* **SOURCE MATERIAL**
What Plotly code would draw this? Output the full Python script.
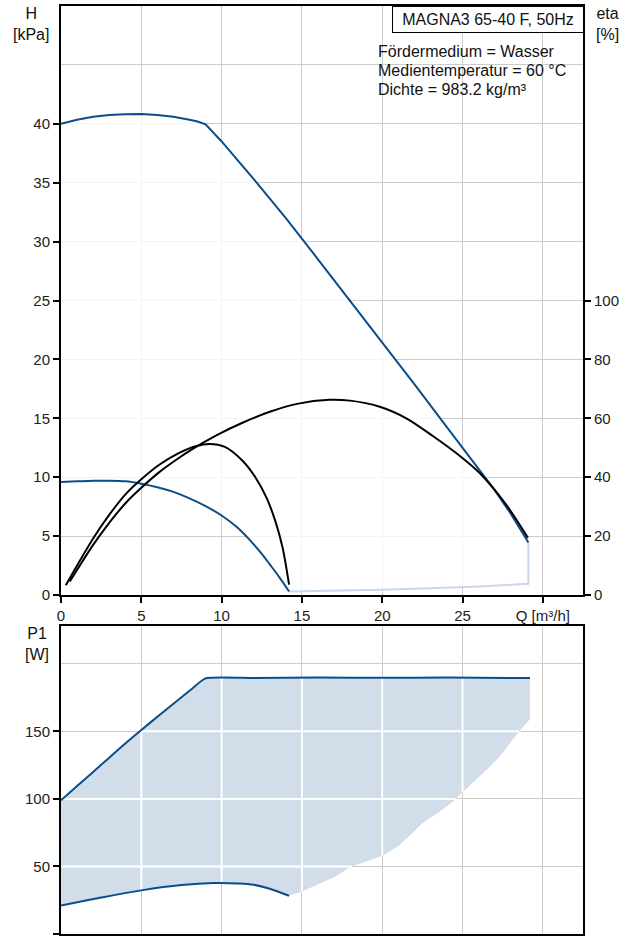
import numpy as np
import plotly.graph_objects as go

# ---------------- data ----------------
# Head, max speed curve (Q m3/h, H kPa)
hmax_q = [0, 1, 2, 3, 4, 5, 6, 7, 8, 8.5, 9, 10, 12, 14, 16, 18, 20, 22, 24, 26, 27, 28, 29.1]
hmax_h = [40.0, 40.35, 40.6, 40.75, 40.82, 40.83, 40.75, 40.6, 40.35, 40.2, 39.95, 38.5, 35.3, 32.0, 28.5, 25.0, 21.5, 17.9, 14.3, 10.7, 8.9, 6.9, 4.45]
# Head, min speed curve
hmin_q = [0, 1, 2, 3, 4, 5, 6, 7, 8, 9, 10, 11, 12, 12.5, 13.0, 13.6, 14.2]
hmin_h = [9.6, 9.65, 9.7, 9.7, 9.65, 9.45, 9.15, 8.75, 8.2, 7.55, 6.75, 5.7, 4.3, 3.5, 2.6, 1.5, 0.3]
# Head, lower boundary of operating range
hlow_q = [14.2, 17, 20, 23, 26, 29.1]
hlow_h = [0.3, 0.36, 0.45, 0.57, 0.72, 0.95]

# Efficiency, max speed curve (%)
etamax_q = [0.55, 2, 3, 4.07, 5, 6.14, 7.2, 8.2, 9.7, 11.3, 13, 14.7, 16.7, 18, 19.8, 21.5, 23.15, 24.7, 26.05, 27.7, 29.07]
etamax_e = [4.6, 17.0, 24.5, 31.5, 36.4, 41.8, 46.0, 49.6, 54.3, 58.5, 62.2, 64.9, 66.3, 66.0, 64.0, 60.0, 54.0, 47.8, 41.5, 30.8, 19.4]
# Efficiency, min speed curve (%)
etamin_q = [0.3, 1.0, 2.0, 3.0, 4.07, 5.0, 6.14, 7.3, 8.43, 9.25, 10.2, 11.3, 12.1, 12.8, 13.35, 13.8, 14.2]
etamin_e = [3.3, 10.0, 19.2, 27.2, 34.5, 39.3, 44.3, 48.1, 50.6, 51.3, 50.3, 45.6, 40.0, 33.0, 25.0, 16.0, 3.5]

# Power P1, max speed curve (W)
pmax_q = [0, 1, 2, 3, 4, 5, 6, 7, 8, 9, 12, 16, 20, 24, 29.2]
pmax_p = [99, 109.5, 120, 130.5, 141, 151, 160.8, 170.5, 180, 189.2, 189.5, 189.8, 189.7, 189.8, 189.5]
# Power P1, min speed curve
pmin_q = [0, 2.5, 5, 7.5, 9.5, 11, 12, 13, 14.2]
pmin_p = [21, 27, 32.3, 36.2, 37.7, 37.4, 36.4, 33.5, 28.3]
# Power P1, lower boundary of operating range
plow_q = [14.2, 15, 16, 17, 18, 19, 20, 21, 22, 22.5, 23.5, 24.4, 25.6, 26.5, 27.3, 28.5, 29.2]
plow_p = [28.3, 31.5, 36.5, 42, 49.5, 53.7, 58, 65, 76, 82, 90, 98, 111.6, 121.5, 131.2, 149.7, 158.9]

x_ticks = [0, 5, 10, 15, 20, 25, 30]
x_ticktext = ["0", "5", "10", "15", "20", "25", "Q [m³/h]"]
h_ticks = [0, 5, 10, 15, 20, 25, 30, 35, 40]
eta_ticks = [0, 20, 40, 60, 80, 100]
p_ticks = [0, 50, 100, 150]

# ---------------- style ----------------
BLUE = "#0b4d8a"
LIGHTBLUE = "#c9d8e8"
FILLBLUE = "#d1dde9"
GRID = "#cccccc"
FONT = "Liberation Sans, Arial, sans-serif"

W, H = 630, 936
ML, MR, MT, MB = 61, 47, 6, 2
PW = W - ML - MR
PH = H - MT - MB


def px(x):
    return (x - ML) / PW


def py(y):
    return (H - MB - y) / PH


fig = go.Figure()

# ---- top chart: operating region (whitened) ----
reg_x = hmax_q + [hmax_q[-1]] + hlow_q[::-1] + hmin_q[::-1]
reg_y = hmax_h + [hlow_h[-1]] + hlow_h[::-1] + hmin_h[::-1]
fig.add_trace(go.Scatter(x=reg_x, y=reg_y, fill="toself", fillcolor="rgba(255,255,255,0.8)",
                         line=dict(width=0), mode="lines", hoverinfo="skip",
                         xaxis="x", yaxis="y"))
# lower / right boundary
fig.add_trace(go.Scatter(x=hlow_q + [hlow_q[-1]], y=hlow_h + [hmax_h[-1]],
                         mode="lines", line=dict(color=LIGHTBLUE, width=2),
                         xaxis="x", yaxis="y"))
fig.add_trace(go.Scatter(x=hmin_q, y=hmin_h, mode="lines", line=dict(color=BLUE, width=2, shape="spline", smoothing=0.8),
                         xaxis="x", yaxis="y"))
fig.add_trace(go.Scatter(x=hmax_q, y=hmax_h, mode="lines", line=dict(color=BLUE, width=2),
                         xaxis="x", yaxis="y"))
fig.add_trace(go.Scatter(x=etamin_q, y=etamin_e, mode="lines", line=dict(color="black", width=2, shape="spline", smoothing=0.8),
                         xaxis="x", yaxis="y2"))
fig.add_trace(go.Scatter(x=etamax_q, y=etamax_e, mode="lines", line=dict(color="black", width=2, shape="spline", smoothing=0.8),
                         xaxis="x", yaxis="y2"))

# ---- bottom chart: P1 region ----
preg_x = pmax_q + [plow_q[-1]] + plow_q[::-1] + pmin_q[::-1]
preg_y = pmax_p + [plow_p[-1]] + plow_p[::-1] + pmin_p[::-1]
fig.add_trace(go.Scatter(x=preg_x, y=preg_y, fill="toself", fillcolor=FILLBLUE,
                         line=dict(width=0), mode="lines", hoverinfo="skip",
                         xaxis="x2", yaxis="y3"))

# white grid segments inside the filled region
low_q = np.array(pmin_q[:-1] + plow_q)
low_p = np.array(pmin_p[:-1] + plow_p)
seg_x, seg_y = [], []
for v in [5, 10, 15, 20, 25]:
    lo = np.interp(v, low_q, low_p)
    hi = np.interp(v, pmax_q, pmax_p)
    seg_x += [v, v, None]
    seg_y += [lo, hi, None]
rise_q = np.array(pmax_q[:10])
rise_p = np.array(pmax_p[:10])
for hgt in [50, 100, 150]:
    xl = 0.0 if hgt <= rise_p[0] else float(np.interp(hgt, rise_p, rise_q))
    xr = float(np.interp(hgt, np.array(plow_p), np.array(plow_q)))
    seg_x += [xl, xr, None]
    seg_y += [hgt, hgt, None]
fig.add_trace(go.Scatter(x=seg_x, y=seg_y, mode="lines", line=dict(color="white", width=2),
                         hoverinfo="skip", xaxis="x2", yaxis="y3"))

fig.add_trace(go.Scatter(x=pmin_q, y=pmin_p, mode="lines", line=dict(color=BLUE, width=2, shape="spline"),
                         xaxis="x2", yaxis="y3"))
fig.add_trace(go.Scatter(x=pmax_q, y=pmax_p, mode="lines", line=dict(color=BLUE, width=2, shape="spline", smoothing=0.5),
                         xaxis="x2", yaxis="y3"))

axis_common = dict(showline=True, linecolor="black", linewidth=2, gridcolor=GRID, gridwidth=1.2,
                   zeroline=False, ticks="outside", ticklen=6, tickcolor="black", tickwidth=1.5,
                   automargin=False,
                   tickfont=dict(family=FONT, size=15, color="#222"))

top_dom = [py(595), 1.0]
bot_dom = [0.0, py(626)]

fig.update_layout(
    width=W, height=H,
    margin=dict(l=ML, r=MR, t=MT, b=MB),
    paper_bgcolor="white", plot_bgcolor="white",
    showlegend=False,
    font=dict(family=FONT, size=15, color="#222"),
    xaxis=dict(axis_common, range=[0, 32.5], tickvals=x_ticks, ticktext=x_ticktext,
               mirror=True, anchor="y", showgrid=True),
    yaxis=dict(axis_common, domain=top_dom, range=[0, 50], tickvals=h_ticks, mirror=True,
               anchor="x", minor=dict(tickmode="linear", tick0=0, dtick=5, showgrid=True,
                                      gridcolor=GRID, gridwidth=1.2, ticks="")),
    yaxis2=dict(axis_common, overlaying="y", side="right", range=[0, 200], tickvals=eta_ticks,
                showgrid=False, anchor="x"),
    xaxis2=dict(axis_common, range=[0, 32.5], tickvals=x_ticks, showticklabels=False,
                mirror=True, anchor="y3", ticks=""),
    yaxis3=dict(axis_common, domain=bot_dom, range=[0, 228], tickvals=p_ticks, mirror=True,
                anchor="x2", minor=dict(tickmode="linear", tick0=0, dtick=50, showgrid=True,
                                        gridcolor=GRID, gridwidth=1.2, ticks="")),
)

anns = []
anns.append(dict(x=px(392), y=py(6), xref="paper", yref="paper", xanchor="left", yanchor="top",
                 text="MAGNA3 65-40 F, 50Hz", showarrow=False, bgcolor="white",
                 bordercolor="black", borderwidth=1, borderpad=4, width=182,
                 font=dict(family=FONT, size=16, color="#111")))
for txt, yy in [("Fördermedium = Wasser", 51), ("Medientemperatur = 60 °C", 70), ("Dichte = 983.2 kg/m³", 89)]:
    anns.append(dict(x=px(376), y=py(yy), xref="paper", yref="paper", xanchor="left", yanchor="middle",
                     text=txt, showarrow=False, font=dict(family=FONT, size=16, color="#111")))
for txt, xx, yy in [("H<br>[kPa]", 31, 24), ("eta<br>[%]", 607, 24), ("P1<br>[W]", 37, 644)]:
    anns.append(dict(x=px(xx), y=py(yy), xref="paper", yref="paper", xanchor="center", yanchor="middle",
                     text=txt, showarrow=False, font=dict(family=FONT, size=16, color="#111")))
fig.update_layout(annotations=anns)

fig.write_html("out.html", config={"displayModeBar": False},
               post_script="document.body.style.margin='0';document.body.style.overflow='hidden';")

* **WORK INSTRUCTIONS**
Exactly restate the lines from the beginning of the data through the line with "import plotly.graph_objects as go", and no others, keeping pictures out.

* **EXERCISE ANSWER**
What Plotly code would draw this? Output the full Python script.
import numpy as np
import plotly.graph_objects as go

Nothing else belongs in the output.